> INSTRUCTIONS FOR THE TASK:
Using the records below, locate all lines containing "that" and return them.

> RECORDS FOR THE EXERCISE:
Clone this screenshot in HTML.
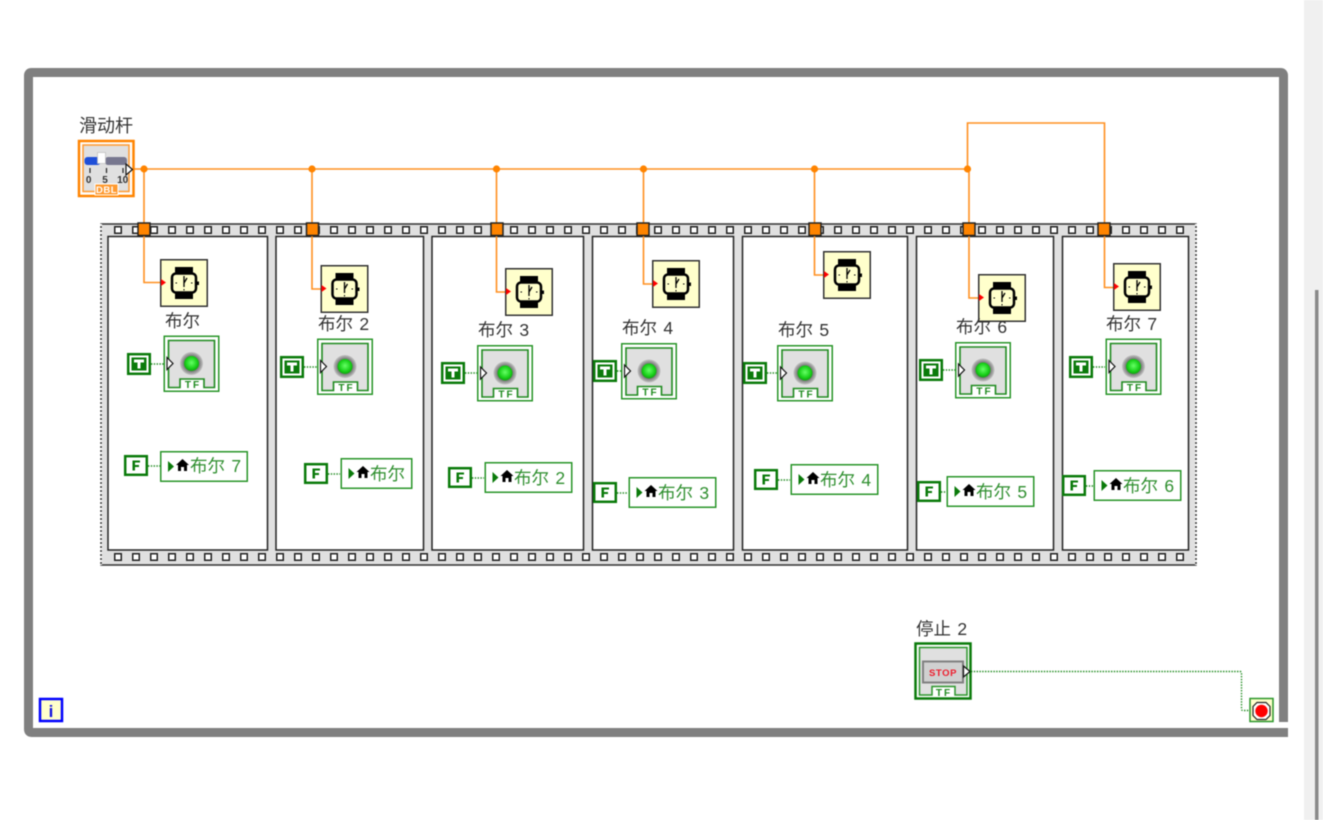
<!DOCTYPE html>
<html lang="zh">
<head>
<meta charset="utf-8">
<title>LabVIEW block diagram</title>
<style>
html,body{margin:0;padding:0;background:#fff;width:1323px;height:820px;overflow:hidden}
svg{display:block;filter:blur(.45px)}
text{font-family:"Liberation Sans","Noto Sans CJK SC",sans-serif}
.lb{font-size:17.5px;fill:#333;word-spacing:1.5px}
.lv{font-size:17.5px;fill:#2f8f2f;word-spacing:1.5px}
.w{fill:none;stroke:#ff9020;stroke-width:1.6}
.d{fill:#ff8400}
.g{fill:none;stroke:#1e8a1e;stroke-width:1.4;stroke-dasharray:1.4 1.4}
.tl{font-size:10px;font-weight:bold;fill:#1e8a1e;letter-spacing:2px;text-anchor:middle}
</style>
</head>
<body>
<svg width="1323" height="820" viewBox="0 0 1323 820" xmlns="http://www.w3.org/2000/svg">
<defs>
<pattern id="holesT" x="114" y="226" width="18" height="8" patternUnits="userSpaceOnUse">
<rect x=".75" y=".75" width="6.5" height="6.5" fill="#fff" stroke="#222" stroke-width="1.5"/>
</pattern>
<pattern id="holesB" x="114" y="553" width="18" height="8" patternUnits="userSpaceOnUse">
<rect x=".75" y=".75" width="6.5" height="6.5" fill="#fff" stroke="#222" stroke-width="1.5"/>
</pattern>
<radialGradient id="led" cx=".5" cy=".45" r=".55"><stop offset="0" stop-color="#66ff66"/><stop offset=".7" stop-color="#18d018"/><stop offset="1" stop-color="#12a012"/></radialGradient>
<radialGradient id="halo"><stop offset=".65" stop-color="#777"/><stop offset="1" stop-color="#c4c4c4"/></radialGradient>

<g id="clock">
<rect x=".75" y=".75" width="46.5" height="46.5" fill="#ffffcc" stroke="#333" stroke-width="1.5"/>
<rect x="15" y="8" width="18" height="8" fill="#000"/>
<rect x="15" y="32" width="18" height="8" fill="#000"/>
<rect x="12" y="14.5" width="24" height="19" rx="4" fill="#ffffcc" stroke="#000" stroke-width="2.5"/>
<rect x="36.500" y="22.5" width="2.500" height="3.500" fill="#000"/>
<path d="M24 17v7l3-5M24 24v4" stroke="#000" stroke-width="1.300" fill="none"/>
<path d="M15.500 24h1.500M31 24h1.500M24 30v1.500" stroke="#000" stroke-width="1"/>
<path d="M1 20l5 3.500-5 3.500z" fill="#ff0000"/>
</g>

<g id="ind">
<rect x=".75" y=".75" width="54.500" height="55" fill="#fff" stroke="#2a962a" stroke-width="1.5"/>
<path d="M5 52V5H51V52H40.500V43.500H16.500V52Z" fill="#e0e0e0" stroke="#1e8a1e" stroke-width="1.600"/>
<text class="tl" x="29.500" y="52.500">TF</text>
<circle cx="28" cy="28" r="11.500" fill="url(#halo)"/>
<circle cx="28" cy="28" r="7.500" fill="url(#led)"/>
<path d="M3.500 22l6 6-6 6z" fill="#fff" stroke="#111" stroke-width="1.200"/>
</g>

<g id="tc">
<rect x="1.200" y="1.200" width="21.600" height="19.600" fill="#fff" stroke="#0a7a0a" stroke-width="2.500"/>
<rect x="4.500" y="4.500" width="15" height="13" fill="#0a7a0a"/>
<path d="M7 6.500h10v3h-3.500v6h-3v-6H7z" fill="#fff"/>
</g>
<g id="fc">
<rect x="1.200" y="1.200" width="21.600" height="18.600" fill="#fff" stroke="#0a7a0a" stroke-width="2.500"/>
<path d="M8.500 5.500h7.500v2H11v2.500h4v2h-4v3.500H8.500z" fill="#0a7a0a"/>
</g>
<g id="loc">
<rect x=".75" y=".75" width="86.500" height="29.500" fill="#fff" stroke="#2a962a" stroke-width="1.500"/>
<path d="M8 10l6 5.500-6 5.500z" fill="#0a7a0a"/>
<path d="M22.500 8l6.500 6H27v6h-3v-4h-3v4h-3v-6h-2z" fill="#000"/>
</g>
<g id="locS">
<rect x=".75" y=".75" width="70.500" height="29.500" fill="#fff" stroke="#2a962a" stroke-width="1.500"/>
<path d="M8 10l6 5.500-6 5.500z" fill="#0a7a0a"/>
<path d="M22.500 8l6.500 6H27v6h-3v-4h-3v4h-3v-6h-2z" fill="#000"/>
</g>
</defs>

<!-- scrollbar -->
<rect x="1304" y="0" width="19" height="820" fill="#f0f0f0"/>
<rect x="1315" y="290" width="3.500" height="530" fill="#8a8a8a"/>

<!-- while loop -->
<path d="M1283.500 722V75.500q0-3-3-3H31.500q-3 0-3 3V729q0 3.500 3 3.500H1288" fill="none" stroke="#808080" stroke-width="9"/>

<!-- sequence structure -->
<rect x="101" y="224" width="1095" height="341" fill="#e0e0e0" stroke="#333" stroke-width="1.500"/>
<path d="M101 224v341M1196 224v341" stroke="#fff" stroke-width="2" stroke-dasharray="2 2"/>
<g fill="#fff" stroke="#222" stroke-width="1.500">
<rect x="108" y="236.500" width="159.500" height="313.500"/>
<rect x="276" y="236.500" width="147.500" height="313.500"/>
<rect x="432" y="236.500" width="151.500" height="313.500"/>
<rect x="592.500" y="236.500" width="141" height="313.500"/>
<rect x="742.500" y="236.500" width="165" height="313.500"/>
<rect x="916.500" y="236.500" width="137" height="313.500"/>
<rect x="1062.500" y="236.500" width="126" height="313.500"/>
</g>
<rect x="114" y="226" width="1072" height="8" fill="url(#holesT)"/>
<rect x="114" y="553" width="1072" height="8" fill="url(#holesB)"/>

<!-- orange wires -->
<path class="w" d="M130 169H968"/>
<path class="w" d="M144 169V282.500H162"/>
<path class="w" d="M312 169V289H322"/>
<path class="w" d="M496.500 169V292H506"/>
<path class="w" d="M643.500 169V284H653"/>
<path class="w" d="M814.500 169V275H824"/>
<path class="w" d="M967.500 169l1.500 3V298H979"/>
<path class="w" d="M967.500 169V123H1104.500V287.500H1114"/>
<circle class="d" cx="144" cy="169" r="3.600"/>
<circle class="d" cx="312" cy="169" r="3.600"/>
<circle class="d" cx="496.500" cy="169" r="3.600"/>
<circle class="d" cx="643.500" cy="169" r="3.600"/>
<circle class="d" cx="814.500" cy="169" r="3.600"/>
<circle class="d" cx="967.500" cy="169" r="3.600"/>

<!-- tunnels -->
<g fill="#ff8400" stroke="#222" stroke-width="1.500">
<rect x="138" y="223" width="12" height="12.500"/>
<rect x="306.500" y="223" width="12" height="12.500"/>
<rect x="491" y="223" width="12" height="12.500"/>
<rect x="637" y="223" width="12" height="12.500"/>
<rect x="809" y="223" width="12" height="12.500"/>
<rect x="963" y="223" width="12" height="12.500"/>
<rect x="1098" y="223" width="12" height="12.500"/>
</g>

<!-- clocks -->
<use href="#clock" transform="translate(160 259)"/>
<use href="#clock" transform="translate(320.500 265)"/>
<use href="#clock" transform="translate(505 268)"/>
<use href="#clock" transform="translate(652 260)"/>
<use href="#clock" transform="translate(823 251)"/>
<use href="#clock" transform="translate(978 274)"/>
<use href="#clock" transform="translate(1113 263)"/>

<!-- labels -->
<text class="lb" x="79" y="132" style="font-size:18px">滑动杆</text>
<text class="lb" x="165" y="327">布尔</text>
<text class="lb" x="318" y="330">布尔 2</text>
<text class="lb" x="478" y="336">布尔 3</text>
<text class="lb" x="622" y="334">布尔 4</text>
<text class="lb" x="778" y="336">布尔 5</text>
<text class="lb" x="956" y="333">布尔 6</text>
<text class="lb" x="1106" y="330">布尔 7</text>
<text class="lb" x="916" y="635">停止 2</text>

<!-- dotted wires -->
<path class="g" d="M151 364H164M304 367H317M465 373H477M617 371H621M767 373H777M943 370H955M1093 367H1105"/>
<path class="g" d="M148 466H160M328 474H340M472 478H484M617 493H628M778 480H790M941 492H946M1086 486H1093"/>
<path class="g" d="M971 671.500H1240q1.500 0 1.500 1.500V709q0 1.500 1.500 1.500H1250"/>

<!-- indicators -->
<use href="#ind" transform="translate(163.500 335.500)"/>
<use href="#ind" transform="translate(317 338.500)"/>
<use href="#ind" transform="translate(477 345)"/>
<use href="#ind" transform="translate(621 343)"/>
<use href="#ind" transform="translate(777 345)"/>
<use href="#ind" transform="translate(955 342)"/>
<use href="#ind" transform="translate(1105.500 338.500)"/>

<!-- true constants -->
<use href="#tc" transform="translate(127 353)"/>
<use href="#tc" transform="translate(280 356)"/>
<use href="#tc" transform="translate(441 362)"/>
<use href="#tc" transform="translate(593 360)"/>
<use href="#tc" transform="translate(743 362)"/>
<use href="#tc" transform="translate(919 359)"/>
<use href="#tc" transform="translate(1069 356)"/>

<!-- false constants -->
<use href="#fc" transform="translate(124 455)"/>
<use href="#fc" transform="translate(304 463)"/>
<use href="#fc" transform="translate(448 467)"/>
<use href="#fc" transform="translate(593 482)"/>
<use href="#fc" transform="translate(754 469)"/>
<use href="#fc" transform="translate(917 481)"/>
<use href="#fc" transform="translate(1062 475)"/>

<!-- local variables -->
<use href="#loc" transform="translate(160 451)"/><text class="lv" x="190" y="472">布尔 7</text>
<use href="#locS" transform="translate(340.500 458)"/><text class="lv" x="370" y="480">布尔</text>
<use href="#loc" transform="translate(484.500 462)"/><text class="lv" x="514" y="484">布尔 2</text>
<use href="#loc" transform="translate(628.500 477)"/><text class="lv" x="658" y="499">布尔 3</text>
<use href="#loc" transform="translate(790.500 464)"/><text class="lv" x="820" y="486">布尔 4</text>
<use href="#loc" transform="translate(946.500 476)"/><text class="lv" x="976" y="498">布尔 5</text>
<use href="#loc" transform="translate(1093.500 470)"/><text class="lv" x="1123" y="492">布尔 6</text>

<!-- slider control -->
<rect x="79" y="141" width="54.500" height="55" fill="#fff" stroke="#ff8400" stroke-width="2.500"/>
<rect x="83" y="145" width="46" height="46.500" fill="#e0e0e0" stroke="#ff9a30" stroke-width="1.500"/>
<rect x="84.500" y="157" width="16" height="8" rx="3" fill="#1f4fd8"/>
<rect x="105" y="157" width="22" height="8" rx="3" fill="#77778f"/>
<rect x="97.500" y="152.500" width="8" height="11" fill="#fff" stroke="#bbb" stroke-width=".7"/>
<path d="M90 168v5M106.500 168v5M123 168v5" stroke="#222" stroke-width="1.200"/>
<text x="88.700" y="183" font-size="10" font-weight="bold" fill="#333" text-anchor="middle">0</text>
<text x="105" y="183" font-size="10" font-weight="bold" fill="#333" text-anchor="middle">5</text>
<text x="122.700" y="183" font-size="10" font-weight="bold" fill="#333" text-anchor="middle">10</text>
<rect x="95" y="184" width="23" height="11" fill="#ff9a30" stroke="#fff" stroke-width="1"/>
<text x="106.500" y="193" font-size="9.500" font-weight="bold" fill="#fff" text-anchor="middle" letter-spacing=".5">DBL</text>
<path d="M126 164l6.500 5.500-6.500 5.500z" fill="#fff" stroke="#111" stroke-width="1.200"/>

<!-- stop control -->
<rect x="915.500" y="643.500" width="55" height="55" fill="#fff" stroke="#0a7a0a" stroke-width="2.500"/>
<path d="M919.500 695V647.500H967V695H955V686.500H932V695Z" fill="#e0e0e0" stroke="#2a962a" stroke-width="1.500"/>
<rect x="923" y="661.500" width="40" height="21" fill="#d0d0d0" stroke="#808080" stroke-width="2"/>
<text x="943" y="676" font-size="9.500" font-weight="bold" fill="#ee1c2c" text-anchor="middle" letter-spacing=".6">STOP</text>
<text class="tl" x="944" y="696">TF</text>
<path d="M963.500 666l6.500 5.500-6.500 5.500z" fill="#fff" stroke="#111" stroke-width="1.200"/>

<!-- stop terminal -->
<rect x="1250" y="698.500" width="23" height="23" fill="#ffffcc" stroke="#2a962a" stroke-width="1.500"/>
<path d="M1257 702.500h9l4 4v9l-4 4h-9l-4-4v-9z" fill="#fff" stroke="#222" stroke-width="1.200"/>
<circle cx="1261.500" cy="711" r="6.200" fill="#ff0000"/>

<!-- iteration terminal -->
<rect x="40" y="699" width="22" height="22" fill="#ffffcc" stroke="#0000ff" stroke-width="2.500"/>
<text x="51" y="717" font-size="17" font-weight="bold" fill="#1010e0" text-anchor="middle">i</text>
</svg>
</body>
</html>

---

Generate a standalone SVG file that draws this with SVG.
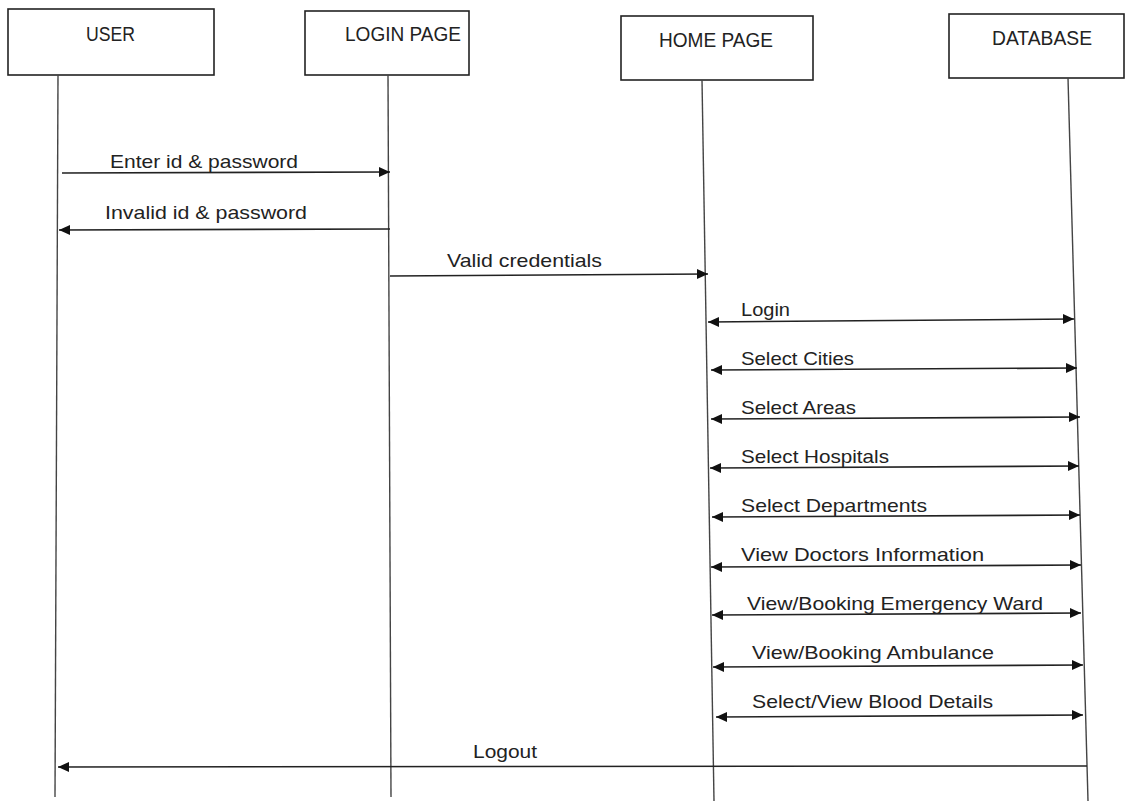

==

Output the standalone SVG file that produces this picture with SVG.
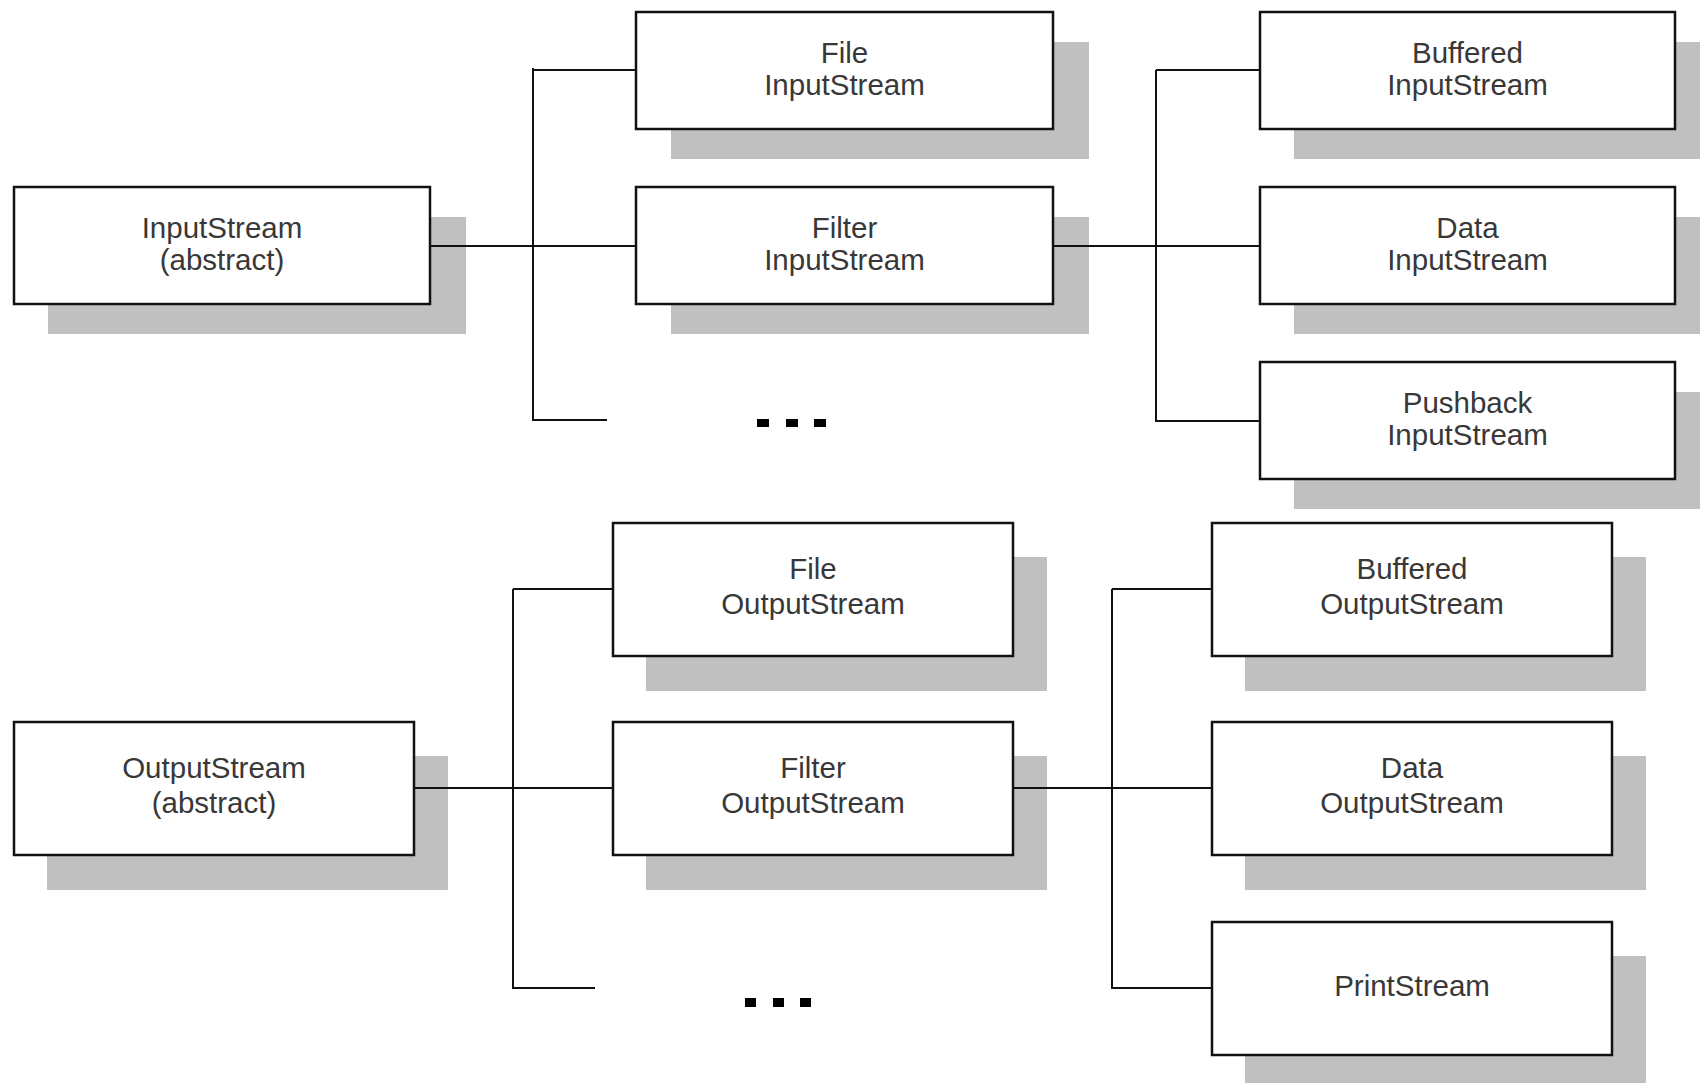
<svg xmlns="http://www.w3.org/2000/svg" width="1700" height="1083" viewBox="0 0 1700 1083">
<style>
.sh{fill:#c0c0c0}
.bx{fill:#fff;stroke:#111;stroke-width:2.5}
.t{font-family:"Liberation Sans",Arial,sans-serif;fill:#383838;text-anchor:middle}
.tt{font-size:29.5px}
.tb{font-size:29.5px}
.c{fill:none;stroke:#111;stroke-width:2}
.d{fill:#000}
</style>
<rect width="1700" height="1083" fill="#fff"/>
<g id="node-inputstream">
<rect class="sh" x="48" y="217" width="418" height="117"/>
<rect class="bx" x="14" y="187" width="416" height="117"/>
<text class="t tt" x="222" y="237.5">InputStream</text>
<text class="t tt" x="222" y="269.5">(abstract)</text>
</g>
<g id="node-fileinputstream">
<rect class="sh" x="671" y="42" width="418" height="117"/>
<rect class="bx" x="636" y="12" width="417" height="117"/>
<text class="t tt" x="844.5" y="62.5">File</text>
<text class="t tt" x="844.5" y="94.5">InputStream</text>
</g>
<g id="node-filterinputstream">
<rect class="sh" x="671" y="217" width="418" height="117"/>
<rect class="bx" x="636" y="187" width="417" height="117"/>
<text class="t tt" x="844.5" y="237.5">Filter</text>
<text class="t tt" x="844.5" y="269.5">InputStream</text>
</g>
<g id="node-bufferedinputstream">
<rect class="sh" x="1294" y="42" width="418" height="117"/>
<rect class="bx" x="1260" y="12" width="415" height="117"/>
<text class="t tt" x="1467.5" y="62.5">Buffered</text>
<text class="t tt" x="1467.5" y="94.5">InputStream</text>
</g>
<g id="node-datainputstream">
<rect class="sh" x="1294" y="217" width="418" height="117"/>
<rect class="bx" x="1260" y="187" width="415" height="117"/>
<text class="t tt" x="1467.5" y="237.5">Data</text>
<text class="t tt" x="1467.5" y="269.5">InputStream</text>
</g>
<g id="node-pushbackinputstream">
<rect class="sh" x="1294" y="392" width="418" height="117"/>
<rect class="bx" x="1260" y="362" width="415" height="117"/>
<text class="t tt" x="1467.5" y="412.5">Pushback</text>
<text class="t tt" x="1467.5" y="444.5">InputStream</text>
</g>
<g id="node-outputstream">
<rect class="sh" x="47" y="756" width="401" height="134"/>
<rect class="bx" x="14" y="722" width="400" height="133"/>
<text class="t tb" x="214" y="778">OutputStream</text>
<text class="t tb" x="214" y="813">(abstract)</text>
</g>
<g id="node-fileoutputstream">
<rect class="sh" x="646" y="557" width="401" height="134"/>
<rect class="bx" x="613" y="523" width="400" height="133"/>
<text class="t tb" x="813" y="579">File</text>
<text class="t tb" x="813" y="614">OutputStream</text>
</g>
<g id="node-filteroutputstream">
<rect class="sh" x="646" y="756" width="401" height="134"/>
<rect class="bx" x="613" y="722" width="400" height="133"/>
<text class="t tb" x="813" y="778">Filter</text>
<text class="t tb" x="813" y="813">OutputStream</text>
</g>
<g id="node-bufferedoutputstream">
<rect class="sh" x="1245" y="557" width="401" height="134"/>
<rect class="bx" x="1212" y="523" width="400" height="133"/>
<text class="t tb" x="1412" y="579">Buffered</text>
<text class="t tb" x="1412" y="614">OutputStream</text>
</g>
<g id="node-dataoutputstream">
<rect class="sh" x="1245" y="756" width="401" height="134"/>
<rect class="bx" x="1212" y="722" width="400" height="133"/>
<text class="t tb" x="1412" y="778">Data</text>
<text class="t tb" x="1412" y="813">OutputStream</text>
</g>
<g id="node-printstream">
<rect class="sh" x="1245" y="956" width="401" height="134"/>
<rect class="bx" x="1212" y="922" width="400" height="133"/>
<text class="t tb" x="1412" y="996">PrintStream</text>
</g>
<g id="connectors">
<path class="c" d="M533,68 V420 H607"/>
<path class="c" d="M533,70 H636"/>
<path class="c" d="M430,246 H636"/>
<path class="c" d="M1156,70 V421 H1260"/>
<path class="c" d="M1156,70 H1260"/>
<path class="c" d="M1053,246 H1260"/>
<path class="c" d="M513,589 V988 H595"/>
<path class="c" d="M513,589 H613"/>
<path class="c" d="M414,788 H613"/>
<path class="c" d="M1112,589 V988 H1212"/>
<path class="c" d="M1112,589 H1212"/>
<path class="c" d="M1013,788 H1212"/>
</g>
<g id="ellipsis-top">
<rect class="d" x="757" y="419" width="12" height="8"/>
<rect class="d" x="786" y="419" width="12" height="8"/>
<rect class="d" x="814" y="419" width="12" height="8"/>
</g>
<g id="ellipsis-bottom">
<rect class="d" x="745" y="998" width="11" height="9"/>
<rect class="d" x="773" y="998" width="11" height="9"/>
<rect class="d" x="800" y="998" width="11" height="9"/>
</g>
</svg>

> OUTPUT FOR THIS EXERCISE:
Generate a standalone SVG file that draws this with SVG.
Output the standalone SVG file that produces this picture with SVG.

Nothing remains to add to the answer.